Emily Farrimond, Director of Banking at Baringa Partners
The Ancient Greeks said there’s nothing permanent except change; nowhere is this more evident than the banking industry. A sector which appeared frozen in the mists of time is now undergoing unprecedented change, especially since a series of new ‘challenger banks’ have arrived on the scene.
The idea of a ‘challenger bank’ has evolved over time, reflecting the changing nature of the industry. Previously banks such as Nationwide, TSB or Metro would be given the ‘challenger’ label. They retained the traditional banking model, whilst still presenting a threat to major firms, through proposing to be smaller, more ethical and better for customers. The term is now used to encapsulate the emerging fintech disruptors such as Tandem, Mondo and Fidor. These ‘new’ challengers are more radically different to the competition; they generally have a lower cost base, are aimed at social media and mobile users, and are not yet hindered by outdated infrastructure.
These start-up banks aim to make an impact through their creative advertising campaigns and online-only business model. This strategy will enable them to operate with a lower cost base and a healthy cost to income ratio. They lack an immediate customer or high street presence, which is the traditional source of acquisition. However, they are gaining a loyal following through their innovative use of technology and opportunities for customers to gain a stake in the company.
The policy tightrope
The Government has attempted to tread a careful path, striking a balance between encouraging new entrants to the market and maintaining the regulation needed to keep customers safe. In order to facilitate competition, the rules for obtaining a banking license and capital adequacy are lower for new entrants.

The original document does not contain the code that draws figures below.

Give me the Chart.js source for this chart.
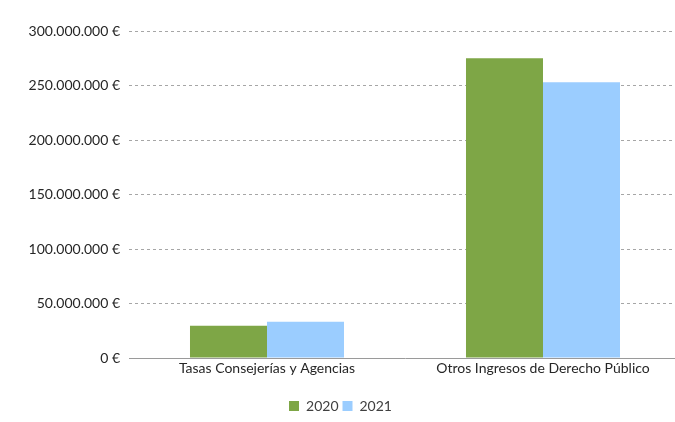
<!DOCTYPE html>
<html>
<head>
<meta charset="utf-8">
<script src="https://cdn.jsdelivr.net/npm/chart.js@4"></script>
<style>
  html, body { margin: 0; padding: 0; background: #fff; overflow: hidden; }
  #wrap { width: 675px; height: 422px; overflow: hidden; }
</style>
</head>
<body>
<div id="wrap"><canvas id="chart" width="681" height="422"></canvas></div>
<script>
const categories = ['Tasas Consejerías y Agencias', 'Otros Ingresos de Derecho Público'];
const years = ['2020', '2021'];
const values2020 = [29500000, 275000000];
const values2021 = [33200000, 253000000];
const yTicks = [0, 50000000, 100000000, 150000000, 200000000, 250000000, 300000000];

const fmt = v => v.toLocaleString('de-DE') + ' €';

const ctx = document.getElementById('chart').getContext('2d');
new Chart(ctx, {
  type: 'bar',
  data: {
    labels: categories,
    datasets: [
      { label: years[0], data: values2020, backgroundColor: '#7ea646' },
      { label: years[1], data: values2021, backgroundColor: '#9bcdff' }
    ]
  },
  options: {
    responsive: false,
    animation: false,
    layout: { padding: { top: 31, right: 0, left: 0, bottom: -1 } },
    datasets: { bar: { categoryPercentage: 0.558, barPercentage: 1 } },
    plugins: {
      legend: {
        position: 'bottom',
        labels: {
          boxWidth: 10, boxHeight: 10, padding: 4,
          color: '#404040', font: { family: 'Lato', size: 14 }
        }
      },
      tooltip: { enabled: false }
    },
    scales: {
      x: {
        afterFit: axis => { axis.height = 37; },
        grid: { display: false, drawTicks: false },
        border: { color: '#9a9a9a' },
        ticks: { color: '#262626', font: { family: 'Lato', size: 14 }, padding: 2 }
      },
      y: {
        min: 0, max: 300000000,
        afterBuildTicks: axis => { axis.ticks = yTicks.map(v => ({ value: v })); },
        afterFit: axis => { axis.width = 129; },
        border: { display: false, dash: [3, 3] },
        grid: {
          drawTicks: true, tickLength: 7, tickColor: 'rgba(0,0,0,0)',
          color: ctx => ctx.tick.value === 0 ? 'rgba(0,0,0,0)' : '#a6a6a6'
        },
        ticks: {
          color: '#262626', font: { family: 'Lato', size: 14 }, padding: 2,
          callback: v => fmt(v)
        }
      }
    }
  }
});
</script>
</body>
</html>
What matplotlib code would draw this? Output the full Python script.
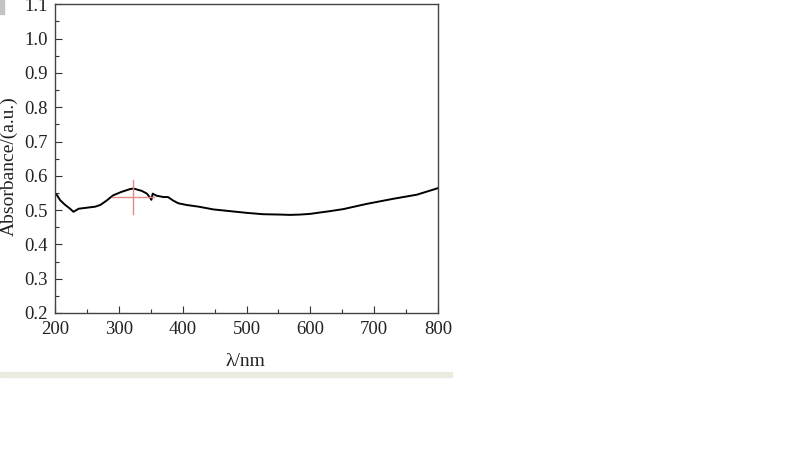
import numpy as np
import matplotlib
matplotlib.use("Agg")
import matplotlib.pyplot as plt
from matplotlib.patches import Rectangle
from matplotlib.ticker import MultipleLocator

# UV-Vis absorbance spectrum
wavelength = [200, 203, 208, 216, 223, 229, 237, 250, 263, 271, 281, 291, 304, 317,
              323, 336, 344, 349, 351, 353, 359, 370, 377, 385, 393, 406, 425, 448,
              474, 500, 526, 552, 568, 584, 600, 615, 631, 652, 688, 730, 767, 800]
absorbance = [0.548, 0.544, 0.529, 0.515, 0.505, 0.495, 0.504, 0.507, 0.510, 0.515,
              0.528, 0.543, 0.553, 0.561, 0.563, 0.556, 0.548, 0.536, 0.530, 0.548,
              0.542, 0.538, 0.538, 0.528, 0.520, 0.515, 0.510, 0.502, 0.497, 0.492,
              0.488, 0.487, 0.486, 0.487, 0.489, 0.493, 0.497, 0.503, 0.518, 0.533,
              0.545, 0.564]

# cursor crosshair (centre and half sizes in data units)
cursor_x, cursor_y = 322, 0.539
cursor_dx, cursor_dy = 33, 0.05

x_ticks = [200, 300, 400, 500, 600, 700, 800]
y_ticks = [0.2, 0.3, 0.4, 0.5, 0.6, 0.7, 0.8, 0.9, 1.0, 1.1]

plt.rcParams['font.family'] = ['Liberation Serif', 'DejaVu Serif']
plt.rcParams['mathtext.fontset'] = 'stix'

fig = plt.figure(figsize=(8, 4.68), dpi=100)
ax = fig.add_axes([0.06875, 0.3312, 0.47875, 0.6596])

ax.plot(wavelength, absorbance, color='black', linewidth=1.4)

ax.plot([cursor_x - cursor_dx, cursor_x + cursor_dx], [cursor_y, cursor_y],
        color='#e08a8a', linewidth=1.0)
ax.plot([cursor_x, cursor_x], [cursor_y - cursor_dy, cursor_y + cursor_dy],
        color='#e08a8a', linewidth=1.0)

ax.set_xlim(200, 800)
ax.set_ylim(0.2, 1.1)
ax.set_xticks(x_ticks)
ax.set_yticks(y_ticks)
ax.set_yticklabels(['%.1f' % v for v in y_ticks])
ax.xaxis.set_minor_locator(MultipleLocator(50))
ax.yaxis.set_minor_locator(MultipleLocator(0.05))
ax.tick_params(which='major', direction='in', length=5, width=0.8, labelsize=13.5,
               colors='#333333', labelcolor='#222222')
ax.tick_params(which='minor', direction='in', length=3, width=0.8, colors='#333333')
ax.tick_params(axis='x', pad=6)
ax.tick_params(axis='y', pad=5)
for s in ax.spines.values():
    s.set_color('#444444')
    s.set_linewidth(1.0)

fig.text(245 / 800, 1 - 362 / 468, 'λ/nm', ha='center', va='center', fontsize=14,
         color='#222222')
fig.text(9 / 800, 1 - 166 / 468, 'Absorbance/(a.u.)', rotation=90, ha='center',
         va='center', fontsize=14, color='#222222')

# screenshot leftovers: grey strip under the plot and grey block in the corner
fig.patches.append(Rectangle((0, 1 - 377 / 468), 452 / 800, 5.5 / 468,
                             transform=fig.transFigure, color='#ebebdf', zorder=0))
fig.patches.append(Rectangle((0, 1 - 14 / 468), 4 / 800, 14 / 468,
                             transform=fig.transFigure, color='#c4c4c4', zorder=0))

fig.savefig('out.png', dpi=100)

However, the recently introduced bank levy has been greeted with opposition from some challenger banks, who feel that the tax is regressive and therefore will penalise them disproportionately. There are also fears that the costs will be ultimately passed on to the consumer, possibly leading to the end of free banking as we know it. The government has the unenviable task of maintaining controls that enable competition and differentiation whilst maintaining a safe environment that protects customers, the reputation of the industry and promotes a stable economy.
The arrival of new challenger banks will revolutionise the customer experience, providing a different personal banking proposition. Challenger banks are typically online-only, with many of them being heavily aligned to a social media presence. As these new institutions are small, agile and customer focused, their users are able to benefit from more easily tailored products and more personalised service.
The online-only nature of many challenger banks has led to questions around online security, due to application fraud and the lack of physical presence. However, firms that focus entirely on their online offering are more likely to have strong processes in place. All the evidence so far suggests that challenger banks are built on robust platforms, although they have admittedly not yet been proven at scale.
Many of these challenger banks have decided to use the same software as a service model for all of their technology applications. This means that many will be using the same underlying core platform, even if they appear bespoke due to different front ends. The challenge will be how to innovate if everyone’s platforms are configured in the same way, which could give increased importance to product marketing as a means of gaining customer loyalty.
Impact on branches
Another key question is whether firms can build a trusted brand without having a bricks-and-mortar branch on the high street. Recent research from the British Banking Association shows that customers used their mobile devices to check their current accounts 895 million times in 2015, more than double the number of branch interactions in the same period. They have forecasted that by 2020 this figure will rise to 2.3 billion – more than internet, branch and telephone banking combined.
These figures appear alarming, however recent experience suggests that customers want to know they have to access to a branch network even if they do not use it. First Direct, one of the first online pioneers, found it difficult to gain market share for this reason, especially when it came to encouraging the take-up of current accounts.
Handling traditional payments
There is also another challenge around how to deposit cash in a digital only world. Automated cheque imaging will be rolled out by 2020 to accommodate quick and easy cheque payments. However, until we have a cashless society a physical location will be required to deposit cash – it is unlikely that customers would be comfortable posting cash deposits.
To address this issue, some challenger banks have developed partnerships with organisations that already have a branch network, such as Atom and the Post Office. Industry analysts will be following this relationship with interest, as if successful, it could prove an appealing strategy for other challenger banks.
It is an exciting period ahead for the banking industry, as challenger banks pose a threat to the established order and offer new and interesting customer propositions. However, they face a number of obstacles if they are to gain a foothold in a competitive and fast-moving sector.
Challenger banks will need to find ways to bridge the gap between branch and online-only operations. They will have to address any lingering customer fears about losing face-to-face contact with their bank and prove that they can indeed build a trusted brand which is online only.
This will need to be done through the flawless trial and launch of customer accounts and exceptional ongoing servicing. If challengers can address these customer fears then ‘challenger banks’ could become established players within the banking world, helping to drive further change in the industry.